Not everyone who says to me, “Lord, Lord”, will enter the kingdom of heaven, but only one who does the will of my Father in heaven.

And, of course, the wise man who builds his house upon the rock.

How often have you heard that final parable told with the punchline of “build your life on the rock of Jesus”? The children’s Bible song “the wise man built his house upon the rock” makes it the final verse “so build your house on the Lord Jesus Christ, and the blessings will come down”.

And I guess that’s good advice, although to be honest I’m not sure that what the words “build your house on Jesus” really mean, especially in a kids’ song – quite disturbing for those of a literal turn of mind.

But in any case, it’s not what the parable says.

Everyone then who hears these words of mine and acts on them will be like a wise man who built his house on rock … And everyone who hears these words of mine and does not act on them will be like a foolish man who built his house on sand.

Here, at the very conclusion of the sermon on the mount, Jesus’ words are not about what you believe, what you say or pray, whether you attend Church, but whether, hearing the words of Jesus, the hard, radical, revolutionary teaching that makes up the sermon on the mount, you act on them.

The one who builds on the rock is the one who hears “love your enemies and do good for those who curse you”, and asks – “who is my enemy? And what could I do as an act of love for them?”. Or “forgive others as you would be forgiven” and asks “who am I holding a deep grudge against, and how can I let go?”. Or hears “love the Lord your God with all your heart and soul and mind and strength” and asks “what am I holding back; what is more important to me than God?”. Or hears “how hard it is for a rich man to enter the kingdom of heaven” and asks “what can I do with the wealth God has given me care of?”. Or hears “whatever you did for the least of one of these, you did for me” and asks “how can I, today, this week, this year, do more for those in my community, my country, my world, who are most in need?”

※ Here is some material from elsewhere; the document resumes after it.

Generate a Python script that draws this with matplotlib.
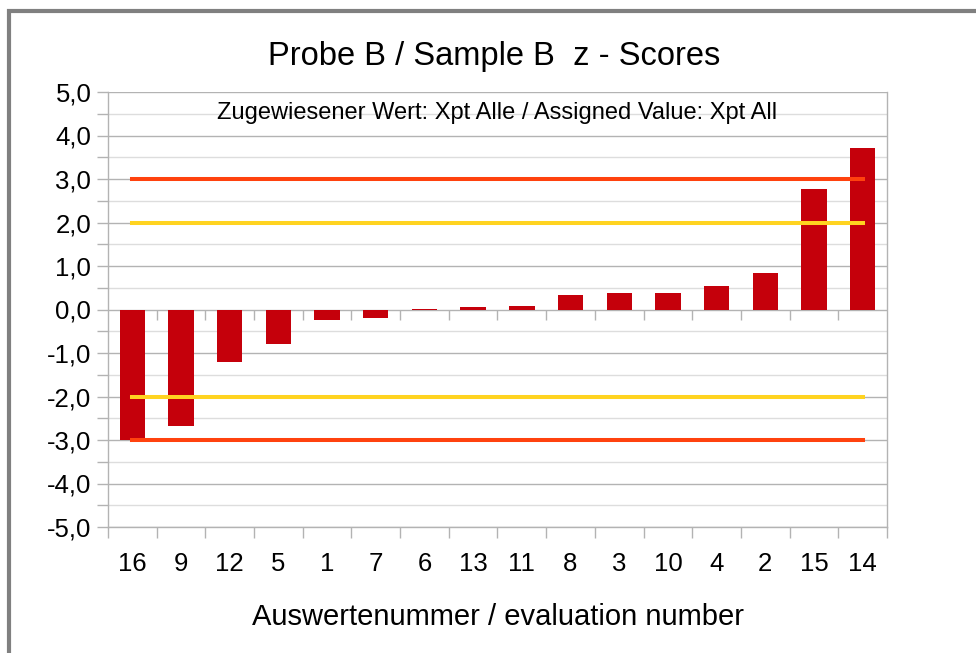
import numpy as np
import matplotlib
matplotlib.use("Agg")
import matplotlib.pyplot as plt
from matplotlib.patches import Rectangle
from matplotlib.ticker import FixedLocator, FuncFormatter

plt.rcParams["font.family"] = ["Liberation Sans", "DejaVu Sans"]

# evaluation numbers, sorted by z-score
labels = ["16", "9", "12", "5", "1", "7", "6", "13", "11", "8", "3", "10", "4", "2", "15", "14"]
z_scores = [-3.00, -2.68, -1.21, -0.80, -0.25, -0.20, 0.02, 0.05, 0.07,
            0.34, 0.37, 0.37, 0.53, 0.85, 2.78, 3.72]
warn_limit = 2.0
action_limit = 3.0

title = "Probe B / Sample B  z - Scores"
subtitle = "Zugewiesener Wert: Xpt Alle / Assigned Value: Xpt All"
xlabel = "Auswertenummer / evaluation number"

W, H = 976, 653
fig = plt.figure(figsize=(W/100, H/100), dpi=100)
ax = fig.add_axes([108/W, 1 - 527/H, 779/W, 435/H])

x = np.arange(len(labels))
grid_major = "#b3b3b3"
grid_minor = "#dddddd"

ax.set_xlim(-0.5, len(labels) - 0.5)
ax.set_ylim(-5, 5)

ax.yaxis.set_major_locator(FixedLocator(np.arange(-5, 5.1, 1.0)))
ax.yaxis.set_minor_locator(FixedLocator(np.arange(-4.5, 5, 1.0)))
ax.yaxis.set_major_formatter(FuncFormatter(lambda v, p: f"{v:.1f}".replace(".", ",")))
ax.grid(axis="y", which="major", color=grid_major, lw=1.0, zorder=0)
ax.grid(axis="y", which="minor", color=grid_minor, lw=1.0, zorder=0)

ax.set_xticks(x)
ax.set_xticklabels(labels)
ax.xaxis.set_minor_locator(FixedLocator(np.arange(-0.5, len(labels), 1.0)))

ax.tick_params(axis="y", which="both", length=8, width=1, color=grid_major,
               labelsize=18.5, pad=4)
ax.tick_params(axis="x", which="major", length=0, labelsize=18.5, pad=18)
ax.tick_params(axis="x", which="minor", length=8, width=1, color=grid_major)

for side in ["left", "right", "bottom"]:
    ax.spines[side].set_color(grid_major)
    ax.spines[side].set_linewidth(1.0)
ax.spines["top"].set_visible(False)

# little ticks on the zero line at category boundaries
ax.vlines(np.arange(0.5, len(labels) - 1, 1.0), 0, -0.23, color=grid_major, lw=1, zorder=1)

ax.bar(x, z_scores, width=0.52, color="#c5000b", zorder=2)
ax.plot(x, [action_limit]*len(x), color="#ff420e", lw=2.9, zorder=3)
ax.plot(x, [warn_limit]*len(x), color="#ffd320", lw=2.9, zorder=3)
ax.plot(x, [-warn_limit]*len(x), color="#ffd320", lw=2.9, zorder=3)
ax.plot(x, [-action_limit]*len(x), color="#ff420e", lw=2.9, zorder=3)

ax.text(0.5, 1 - (113 - 92)/435, subtitle, transform=ax.transAxes,
        ha="center", va="center", fontsize=17, zorder=4)
fig.text(494/W, 1 - 56/H, title, ha="center", va="center", fontsize=23.5)
fig.text(498/W, 1 - 617/H, xlabel, ha="center", va="center", fontsize=21)

fig.patches.append(Rectangle((9/W, -0.1), 1.2, 1 - 11/H + 0.1, transform=fig.transFigure,
                             fill=False, edgecolor="#808080", lw=3))

fig.savefig("out.png", dpi=100)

The one who builds on the sand hears all the same words of Jesus – for the parable does not compare those who hear with those who do not, but those who hear and act with those who hear and don’t act – but chooses not to act in the way Jesus asks, advises, commands. Who hears, but finds reasons that these words don’t apply to them.

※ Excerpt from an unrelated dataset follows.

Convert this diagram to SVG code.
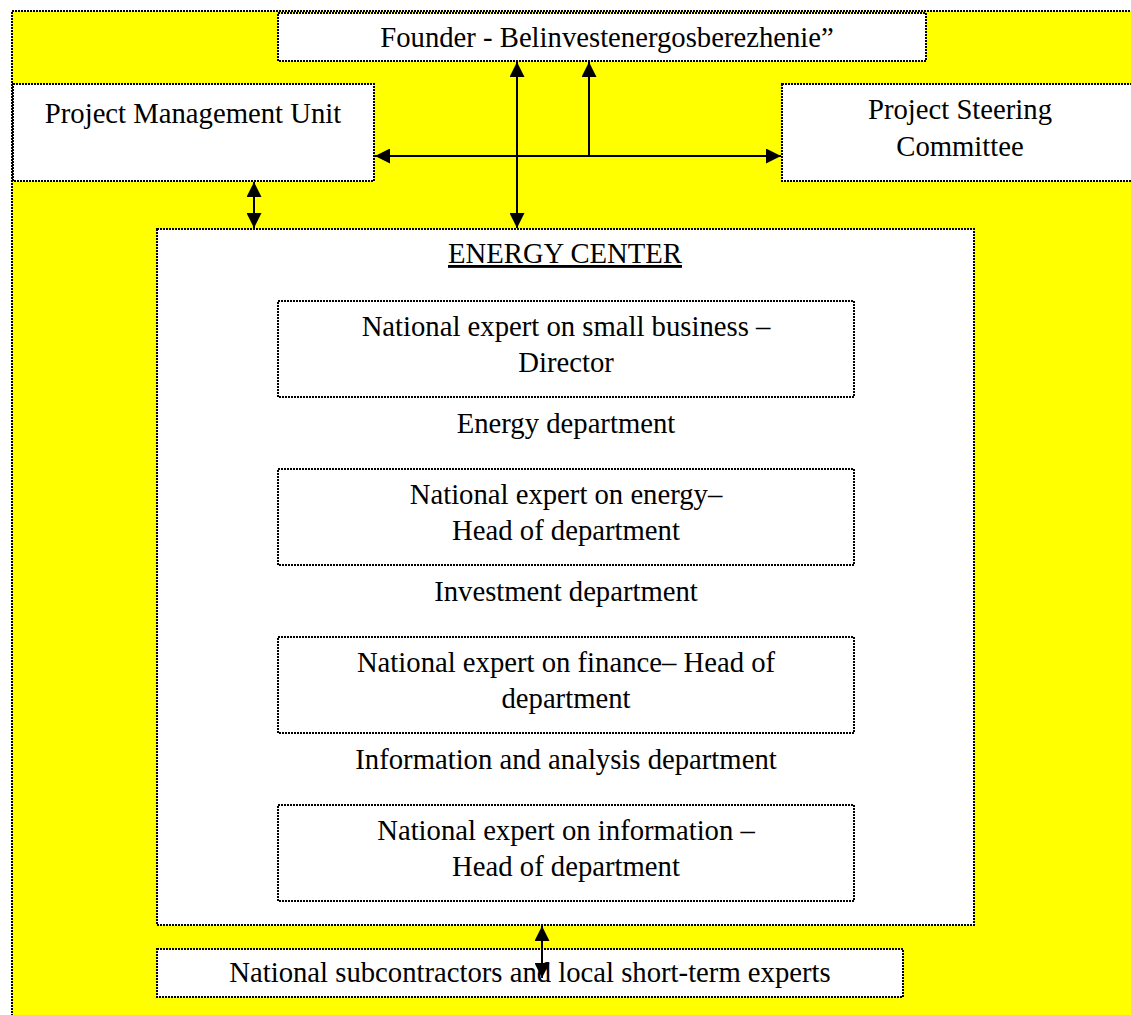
<svg xmlns="http://www.w3.org/2000/svg" width="1131" height="1015" viewBox="0 0 1131 1015">
<style>
  .box { fill: #ffffff; stroke: #000000; stroke-width: 2; stroke-dasharray: 2 1; }
  .t { font-family: "Liberation Serif", "Times New Roman", serif; font-size: 28.7px; fill: #000000; text-anchor: middle; }
  .c { stroke: #000000; stroke-width: 2; fill: none; }
</style>
<defs>
  <marker id="ah" viewBox="0 0 15 15" refX="15" refY="7.5" markerWidth="15" markerHeight="15" markerUnits="userSpaceOnUse" orient="auto-start-reverse">
    <path d="M0,0 L15,7.5 L0,15 Z" fill="#000000"/>
  </marker>
</defs>
<rect width="1131" height="1015" fill="#ffffff"/>
<rect id="background" x="12" y="11" width="1140" height="1020" fill="#ffff00" stroke="#000000" stroke-width="2" stroke-dasharray="2 1"/>

<g id="founder">
  <rect class="box" x="278" y="13" width="648" height="48"/>
  <text class="t" x="607" y="47">Founder - Belinvestenergosberezhenie”</text>
</g>
<g id="pmu">
  <rect class="box" x="13" y="84" width="361" height="97"/>
  <text class="t" x="193" y="123">Project Management Unit</text>
</g>
<g id="psc">
  <rect class="box" x="782" y="84" width="360" height="97"/>
  <text class="t" x="960" y="119">Project Steering</text>
  <text class="t" x="960" y="156">Committee</text>
</g>
<g id="energy-center">
  <rect class="box" x="157" y="229" width="817" height="696"/>
  <text class="t" x="565" y="263" text-decoration="underline">ENERGY CENTER</text>
  <text class="t" x="566" y="433">Energy department</text>
  <text class="t" x="566" y="601">Investment department</text>
  <text class="t" x="566" y="769">Information and analysis department</text>
</g>
<g id="director">
  <rect class="box" x="278" y="301" width="576" height="96"/>
  <text class="t" x="566" y="336">National expert on small business –</text>
  <text class="t" x="566" y="372">Director</text>
</g>
<g id="energy-head">
  <rect class="box" x="278" y="469" width="576" height="96"/>
  <text class="t" x="566" y="504">National expert on energy–</text>
  <text class="t" x="566" y="540">Head of department</text>
</g>
<g id="finance-head">
  <rect class="box" x="278" y="637" width="576" height="96"/>
  <text class="t" x="566" y="672">National expert on finance– Head of</text>
  <text class="t" x="566" y="708">department</text>
</g>
<g id="info-head">
  <rect class="box" x="278" y="805" width="576" height="96"/>
  <text class="t" x="566" y="840">National expert on information –</text>
  <text class="t" x="566" y="876">Head of department</text>
</g>
<g id="subcontractors">
  <rect class="box" x="157" y="949" width="746" height="48"/>
  <text class="t" x="530" y="982">National subcontractors and local short-term experts</text>
</g>

<g id="connectors">
  <line class="c" x1="375" y1="156" x2="781" y2="156" marker-start="url(#ah)" marker-end="url(#ah)"/>
  <line class="c" x1="517" y1="62" x2="517" y2="228" marker-start="url(#ah)" marker-end="url(#ah)"/>
  <line class="c" x1="589" y1="156" x2="589" y2="62" marker-end="url(#ah)"/>
  <line class="c" x1="254" y1="182" x2="254" y2="228" marker-start="url(#ah)" marker-end="url(#ah)"/>
  <line class="c" x1="542" y1="926" x2="542" y2="978" marker-start="url(#ah)" marker-end="url(#ah)"/>
</g>
</svg>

Hears, but decides that right now, at this stage of life, it isn’t practical.

Hears, but chooses to hold on to what is theirs rather than opening their hands in gratitude and generousity.

Hears, but prefers the moral high ground of having been wronged to the possibility of reconciliation created in forgiveness.

It is a narrow path; it is harder to dig foundations on rock than on sand; it is easier to grow weeds than fruit (very much easier, in my experience). It’s much easier to hear Jesus’ words, agree with them, affirm them, even preach them from the pulpit, than it is to act on them. But that is not the way to life. Not the way to live.

As G.K. Chesterton put it: “Christianity has not been tried and found wanting, it has been found hard and not tried.”